Congress provides funding for Bankruptcy Administrators, on the one hand, and the UST Program, on the other, through distinct sources. Quarterly fees paid by debtors support the UST Program. Bankruptcy Administrators, by contrast, draw funding from the federal judiciary’s general budget. As a result, debtors that file for bankruptcy in judicial districts administered by the UST Program sometimes paid higher fees than similarly situated debtors in judicial districts overseen by Bankruptcy Administrators. In the early 1990s, however, the Ninth Circuit sustained a legal challenge to this disparity on the basis of the Constitution’s requirement for “uniform” bankruptcy laws.[4]

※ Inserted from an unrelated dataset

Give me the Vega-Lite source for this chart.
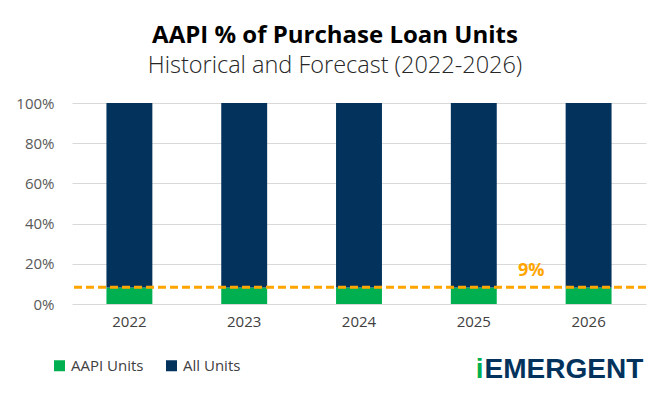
{
  "$schema": "https://vega.github.io/schema/vega-lite/v6.json",
  "width": 574,
  "height": 201,
  "autosize": {"type": "none"},
  "padding": {"left": 72, "top": 103, "right": 24, "bottom": 94},
  "background": "white",
  "config": {"font": "Open Sans", "view": {"stroke": null}},
  "title": {
    "text": "AAPI % of Purchase Loan Units",
    "subtitle": "Historical and Forecast (2022-2026)",
    "fontSize": 24,
    "fontWeight": "bold",
    "color": "#000000",
    "subtitleFontSize": 23.5,
    "subtitleFontWeight": 300,
    "subtitleColor": "#262626",
    "subtitlePadding": 6,
    "anchor": "middle",
    "dx": -24,
    "offset": 19
  },
  "datasets": {
    "shares": [
      {"year": "2022", "series": "AAPI Units", "share": 0.082},
      {"year": "2022", "series": "All Units", "share": 0.918},
      {"year": "2023", "series": "AAPI Units", "share": 0.082},
      {"year": "2023", "series": "All Units", "share": 0.918},
      {"year": "2024", "series": "AAPI Units", "share": 0.082},
      {"year": "2024", "series": "All Units", "share": 0.918},
      {"year": "2025", "series": "AAPI Units", "share": 0.082},
      {"year": "2025", "series": "All Units", "share": 0.918},
      {"year": "2026", "series": "AAPI Units", "share": 0.082},
      {"year": "2026", "series": "All Units", "share": 0.918}
    ],
    "avg": [{"label": "9%", "value": 0.083}]
  },
  "layer": [
    {
      "data": {"name": "shares"},
      "mark": {"type": "bar"},
      "encoding": {
        "x": {
          "field": "year",
          "type": "ordinal",
          "scale": {"paddingInner": 0.6, "paddingOuter": 0.3},
          "axis": {"title": null, "labelAngle": 0, "labelFontSize": 15, "labelColor": "#404040", "ticks": false, "domain": false, "labelPadding": 10}
        },
        "y": {
          "field": "share",
          "type": "quantitative",
          "stack": true,
          "scale": {"domain": [0, 1]},
          "axis": {"title": null, "format": ".0%", "values": [0, 0.2, 0.4, 0.6, 0.8, 1], "labelFontSize": 15, "labelColor": "#595959", "gridColor": "#d9d9d9", "domain": false, "ticks": false, "labelPadding": 18}
        },
        "color": {
          "field": "series",
          "type": "nominal",
          "scale": {"domain": ["AAPI Units", "All Units"], "range": ["#00b050", "#03335c"]},
          "legend": {"orient": "none", "legendX": -20, "legendY": 255, "direction": "horizontal", "title": null, "symbolType": "square", "symbolSize": 121, "symbolStrokeWidth": 0, "labelFontSize": 15, "labelColor": "#404040", "columnPadding": 20, "labelOffset": 4}
        },
        "order": {"field": "series", "sort": "ascending"}
      }
    },
    {
      "data": {"name": "avg"},
      "mark": {"type": "rule", "color": "#ffa500", "strokeWidth": 3, "strokeDash": [8, 4]},
      "encoding": {"y": {"field": "value", "type": "quantitative"}}
    },
    {
      "data": {"name": "avg"},
      "mark": {"type": "text", "color": "#ffa500", "fontWeight": "bold", "fontSize": 18, "align": "center", "baseline": "middle"},
      "encoding": {
        "x": {"datum": "2025", "bandPosition": 1.75},
        "y": {"datum": 0.165},
        "text": {"field": "label"}
      }
    },
    {
      "data": {"values": [{"logo": "EMERGENT"}]},
      "mark": {"type": "text", "color": "#03335c", "fontWeight": 900, "font": "Liberation Sans", "fontSize": 28, "align": "right", "baseline": "alphabetic"},
      "encoding": {
        "x": {"datum": "2026", "bandPosition": 1.69},
        "y": {"datum": -0.366},
        "text": {"field": "logo"}
      }
    },
    {
      "data": {"values": [{"logo": "i"}]},
      "mark": {"type": "text", "color": "#00b050", "fontWeight": 900, "font": "Liberation Sans", "fontSize": 28, "align": "left", "baseline": "alphabetic"},
      "encoding": {
        "x": {"datum": "2025", "bandPosition": 0.54},
        "y": {"datum": -0.366},
        "text": {"field": "logo"}
      }
    }
  ]
}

Congress effectively solved this problem for two decades by permitting the Judicial Conference to require debtors in districts overseen by Bankruptcy Administrators to pay fees in the same amount as similarly situated debtors in districts administered by the UST Program.[5] In 2017, however, Congress addressed the UST Program’s budgetary difficulties by sharply increasing the quarterly fees that large corporate debtors must pay in chapter 11.[6] Congress did not amend the statutory provision addressing Bankruptcy Administrators at the same time, and the Judicial Conference did not increase those fees until late the next year.[7] Controversy and litigation soon followed. In 2020, Congress addressed this problem by once again amending the relevant statute, this time to provide for uniform fees across districts overseen by both the UST Program and Bankruptcy Administrators.[8] But constitutional challenges to the disparate fees some debtors paid between January 1, 2018 and October 1, 2018 remained outstanding.
Circuit Courts Have Split on the Constitutionality of Disparate Fees to Support the UST Program
The Bankruptcy Clause authorizes Congress to enact “uniform Laws on the subject of Bankruptcies throughout the United States.”[9] Debtors that paid higher quarterly fees to support the UST Program have argued that the 2017 statutory amendment providing for those higher fees violated this provision by creating a clear geographic discrepancy between similarly situated debtors. In districts administered by the UST Program, debtors began paying higher fees on January 1, 2018; similarly situated debtors in districts overseen by Bankruptcy Administrators, by contrast, did not begin paying these fees until October 1, 2018.
In late 2020, the Fifth Circuit became the first appellate court to address the constitutionality of these divergences in fee structures.[10] Reasoning that the disparities created by these two parallel systems resulted from differences in usage, rather than arbitrary geographical favoritism, a divided panel found no constitutional infirmity.[11] Earlier this year, a similarly divided panel of the Fourth Circuit—which includes all three judicial districts in North Carolina—reached the same conclusion.[12] But a decision from a unanimous panel of the Second Circuit more recently held that the constitutional requirement for “uniformity” demanded like treatment for like debtors, such that the 2017 amendment could not withstand judicial scrutiny.[13]
The Tenth Circuit Joins the Second Circuit in Striking Down the 2017 Fee Increase
In John Q. Hammons, a divided panel of the Tenth Circuit deepened this nascent circuit split by expressly endorsing the Second Circuit’s conclusion.[14] The Tenth Circuit first addressed the US Trustee’s threshold argument that the fee statutes could not violate the Constitution’s requirement for “uniform” bankruptcy laws because the statutes did not fall under the ambit of “bankruptcy laws” in the first instance. Much like the three other appellate courts to have confronted this question, the Tenth Circuit rejected the US Trustee’s contention, noting that “[a]ny fee increase reduces what creditors receive,” and thus falls under the rubric of the “bankruptcy laws” subject to the Bankruptcy Clause.[15]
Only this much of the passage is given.